Preparation and characterization of H3PW12O40 supported on niobia

Catalysts of H3PW12O40 (H3PW) supported on Nb2O5 were prepared with a wide range of loadings (20–60 wt%) and characterized by FTIR, FT-Raman, XRD, 31P MAS NMR, the BET method and pyridine adsorption in the gas phase. In addition, the acidity was measured by the Cal-Ad method, which combines microcalorimetry and adsorption of pyridine on the solid samples in cyclohexane slurry. Preparation of the catalysts involved two procedures: impregnation in aqueous acid or acetonitrile solutions with further calcination at 200 °C for 8 h.

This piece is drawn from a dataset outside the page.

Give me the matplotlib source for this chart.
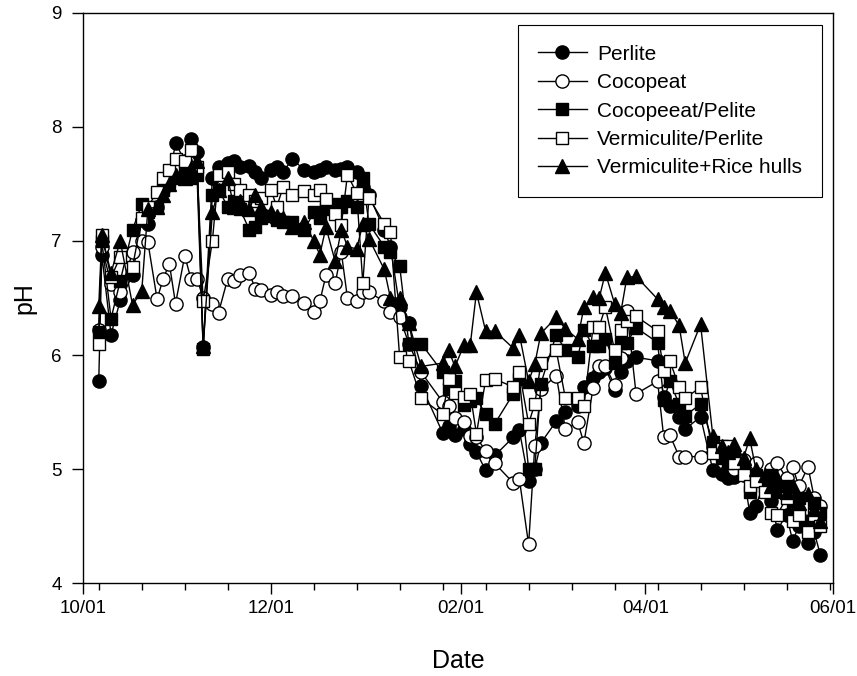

No decomposition of H3PW was observed under these conditions. The results indicated the formation of well-dispersed H3PW species on materials with loadings up to 30 wt%, prepared preferentially in aqueous acid solution. A strong interaction between the heteropolyacid and niobia surface was observed forming species such as [NbOH2]n+[H3-nPW12O40]n-3. The H3PW/Nb2O5 materials containing 20–40 wt% presented type II isotherms and showed that surface area, pore volume and pore size decreased as the amount of H3PW increased, whereas the micropore area increased with H3PW loading. According to gaseous pyridine adsorption results, the catalysts presented only Brønsted sites. Microcalorimetric titration demonstrated that the 25 wt% material was the most acidic. The Cal-Ad method provided the enthalpy and number of sites for the strongest interaction with pyridine as: ΔH1 = −119.7 kJ mol−1 and n1 = 0.086 mmol g−1. About 33% of the protons were available for 25% H3PW/Nb2O5, in comparison to only 8% for pure H3PW. A considerable increase in the surface protons was achieved by H3PW on niobia surface.